§ **Source data**:
[Start]

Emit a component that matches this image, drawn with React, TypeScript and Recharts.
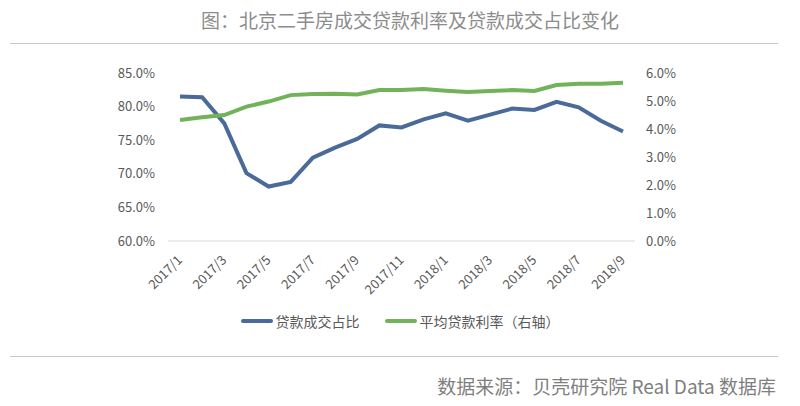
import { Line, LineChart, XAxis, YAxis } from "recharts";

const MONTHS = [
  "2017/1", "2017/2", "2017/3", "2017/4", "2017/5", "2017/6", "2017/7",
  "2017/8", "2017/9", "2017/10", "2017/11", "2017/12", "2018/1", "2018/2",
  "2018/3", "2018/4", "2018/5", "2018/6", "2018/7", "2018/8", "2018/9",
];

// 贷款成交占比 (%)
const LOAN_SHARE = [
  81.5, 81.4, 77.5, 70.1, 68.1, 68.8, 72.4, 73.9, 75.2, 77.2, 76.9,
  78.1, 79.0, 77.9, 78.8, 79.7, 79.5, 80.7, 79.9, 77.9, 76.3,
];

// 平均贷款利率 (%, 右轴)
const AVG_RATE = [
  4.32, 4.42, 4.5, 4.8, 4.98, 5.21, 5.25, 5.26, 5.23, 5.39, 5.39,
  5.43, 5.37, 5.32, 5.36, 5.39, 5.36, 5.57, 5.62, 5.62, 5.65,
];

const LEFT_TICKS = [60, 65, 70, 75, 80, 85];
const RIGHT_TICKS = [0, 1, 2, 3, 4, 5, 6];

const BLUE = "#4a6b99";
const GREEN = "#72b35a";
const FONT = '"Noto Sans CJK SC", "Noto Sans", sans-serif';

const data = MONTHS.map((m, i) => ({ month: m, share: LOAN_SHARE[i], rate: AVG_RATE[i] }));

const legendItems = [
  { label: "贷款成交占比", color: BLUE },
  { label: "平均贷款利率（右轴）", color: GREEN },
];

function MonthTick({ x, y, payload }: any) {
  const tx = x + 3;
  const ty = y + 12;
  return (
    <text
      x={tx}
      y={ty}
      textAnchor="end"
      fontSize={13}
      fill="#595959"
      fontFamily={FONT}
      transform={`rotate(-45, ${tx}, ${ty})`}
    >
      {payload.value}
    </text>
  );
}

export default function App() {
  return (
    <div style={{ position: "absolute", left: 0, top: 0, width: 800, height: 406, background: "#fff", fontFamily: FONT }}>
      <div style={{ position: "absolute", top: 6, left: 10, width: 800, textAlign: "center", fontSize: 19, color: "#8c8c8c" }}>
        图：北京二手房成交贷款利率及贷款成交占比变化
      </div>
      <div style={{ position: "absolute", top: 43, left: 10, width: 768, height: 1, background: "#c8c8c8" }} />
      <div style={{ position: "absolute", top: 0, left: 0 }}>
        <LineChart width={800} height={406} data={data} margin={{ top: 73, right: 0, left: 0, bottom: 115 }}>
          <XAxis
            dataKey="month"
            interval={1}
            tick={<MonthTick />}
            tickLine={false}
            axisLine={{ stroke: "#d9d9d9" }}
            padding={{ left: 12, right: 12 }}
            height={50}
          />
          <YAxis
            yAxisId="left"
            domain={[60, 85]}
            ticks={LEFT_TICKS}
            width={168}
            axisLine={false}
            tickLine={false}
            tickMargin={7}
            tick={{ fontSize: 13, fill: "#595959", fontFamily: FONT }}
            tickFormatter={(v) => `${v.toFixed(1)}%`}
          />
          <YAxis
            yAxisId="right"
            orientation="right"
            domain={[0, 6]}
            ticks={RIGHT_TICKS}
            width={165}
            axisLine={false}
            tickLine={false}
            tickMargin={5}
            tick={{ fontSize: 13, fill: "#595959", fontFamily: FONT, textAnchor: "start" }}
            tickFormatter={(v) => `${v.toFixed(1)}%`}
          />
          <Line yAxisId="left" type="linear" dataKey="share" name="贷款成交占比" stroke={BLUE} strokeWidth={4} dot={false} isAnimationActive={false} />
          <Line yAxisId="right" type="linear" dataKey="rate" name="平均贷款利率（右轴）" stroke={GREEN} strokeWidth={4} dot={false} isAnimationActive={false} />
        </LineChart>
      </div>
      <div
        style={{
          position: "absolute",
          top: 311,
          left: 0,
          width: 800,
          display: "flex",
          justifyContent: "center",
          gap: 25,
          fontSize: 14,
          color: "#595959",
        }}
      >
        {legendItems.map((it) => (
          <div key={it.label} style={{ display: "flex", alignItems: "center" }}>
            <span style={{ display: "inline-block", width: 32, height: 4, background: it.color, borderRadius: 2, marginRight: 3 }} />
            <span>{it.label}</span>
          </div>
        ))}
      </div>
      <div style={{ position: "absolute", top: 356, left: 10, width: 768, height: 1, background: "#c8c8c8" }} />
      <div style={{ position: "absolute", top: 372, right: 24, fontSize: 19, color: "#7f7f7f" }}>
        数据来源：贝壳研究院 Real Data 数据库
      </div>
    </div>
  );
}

[End]

§ **What this task involves**:
Give every line back word for word and leave the pictures out.

§ **In response**:
Emit a component that matches this image, drawn with React, TypeScript and Recharts.
import { Line, LineChart, XAxis, YAxis } from "recharts";

const MONTHS = [
  "2017/1", "2017/2", "2017/3", "2017/4", "2017/5", "2017/6", "2017/7",
  "2017/8", "2017/9", "2017/10", "2017/11", "2017/12", "2018/1", "2018/2",
  "2018/3", "2018/4", "2018/5", "2018/6", "2018/7", "2018/8", "2018/9",
];

// 贷款成交占比 (%)
const LOAN_SHARE = [
  81.5, 81.4, 77.5, 70.1, 68.1, 68.8, 72.4, 73.9, 75.2, 77.2, 76.9,
  78.1, 79.0, 77.9, 78.8, 79.7, 79.5, 80.7, 79.9, 77.9, 76.3,
];

// 平均贷款利率 (%, 右轴)
const AVG_RATE = [
  4.32, 4.42, 4.5, 4.8, 4.98, 5.21, 5.25, 5.26, 5.23, 5.39, 5.39,
  5.43, 5.37, 5.32, 5.36, 5.39, 5.36, 5.57, 5.62, 5.62, 5.65,
];

const LEFT_TICKS = [60, 65, 70, 75, 80, 85];
const RIGHT_TICKS = [0, 1, 2, 3, 4, 5, 6];

const BLUE = "#4a6b99";
const GREEN = "#72b35a";
const FONT = '"Noto Sans CJK SC", "Noto Sans", sans-serif';

const data = MONTHS.map((m, i) => ({ month: m, share: LOAN_SHARE[i], rate: AVG_RATE[i] }));

const legendItems = [
  { label: "贷款成交占比", color: BLUE },
  { label: "平均贷款利率（右轴）", color: GREEN },
];

function MonthTick({ x, y, payload }: any) {
  const tx = x + 3;
  const ty = y + 12;
  return (
    <text
      x={tx}
      y={ty}
      textAnchor="end"
      fontSize={13}
      fill="#595959"
      fontFamily={FONT}
      transform={`rotate(-45, ${tx}, ${ty})`}
    >
      {payload.value}
    </text>
  );
}

export default function App() {
  return (
    <div style={{ position: "absolute", left: 0, top: 0, width: 800, height: 406, background: "#fff", fontFamily: FONT }}>
      <div style={{ position: "absolute", top: 6, left: 10, width: 800, textAlign: "center", fontSize: 19, color: "#8c8c8c" }}>
        图：北京二手房成交贷款利率及贷款成交占比变化
      </div>
      <div style={{ position: "absolute", top: 43, left: 10, width: 768, height: 1, background: "#c8c8c8" }} />
      <div style={{ position: "absolute", top: 0, left: 0 }}>
        <LineChart width={800} height={406} data={data} margin={{ top: 73, right: 0, left: 0, bottom: 115 }}>
          <XAxis
            dataKey="month"
            interval={1}
            tick={<MonthTick />}
            tickLine={false}
            axisLine={{ stroke: "#d9d9d9" }}
            padding={{ left: 12, right: 12 }}
            height={50}
          />
          <YAxis
            yAxisId="left"
            domain={[60, 85]}
            ticks={LEFT_TICKS}
            width={168}
            axisLine={false}
            tickLine={false}
            tickMargin={7}
            tick={{ fontSize: 13, fill: "#595959", fontFamily: FONT }}
            tickFormatter={(v) => `${v.toFixed(1)}%`}
          />
          <YAxis
            yAxisId="right"
            orientation="right"
            domain={[0, 6]}
            ticks={RIGHT_TICKS}
            width={165}
            axisLine={false}
            tickLine={false}
            tickMargin={5}
            tick={{ fontSize: 13, fill: "#595959", fontFamily: FONT, textAnchor: "start" }}
            tickFormatter={(v) => `${v.toFixed(1)}%`}
          />
          <Line yAxisId="left" type="linear" dataKey="share" name="贷款成交占比" stroke={BLUE} strokeWidth={4} dot={false} isAnimationActive={false} />
          <Line yAxisId="right" type="linear" dataKey="rate" name="平均贷款利率（右轴）" stroke={GREEN} strokeWidth={4} dot={false} isAnimationActive={false} />
        </LineChart>
      </div>
      <div
        style={{
          position: "absolute",
          top: 311,
          left: 0,
          width: 800,
          display: "flex",
          justifyContent: "center",
          gap: 25,
          fontSize: 14,
          color: "#595959",
        }}
      >
        {legendItems.map((it) => (
          <div key={it.label} style={{ display: "flex", alignItems: "center" }}>
            <span style={{ display: "inline-block", width: 32, height: 4, background: it.color, borderRadius: 2, marginRight: 3 }} />
            <span>{it.label}</span>
          </div>
        ))}
      </div>
      <div style={{ position: "absolute", top: 356, left: 10, width: 768, height: 1, background: "#c8c8c8" }} />
      <div style={{ position: "absolute", top: 372, right: 24, fontSize: 19, color: "#7f7f7f" }}>
        数据来源：贝壳研究院 Real Data 数据库
      </div>
    </div>
  );
}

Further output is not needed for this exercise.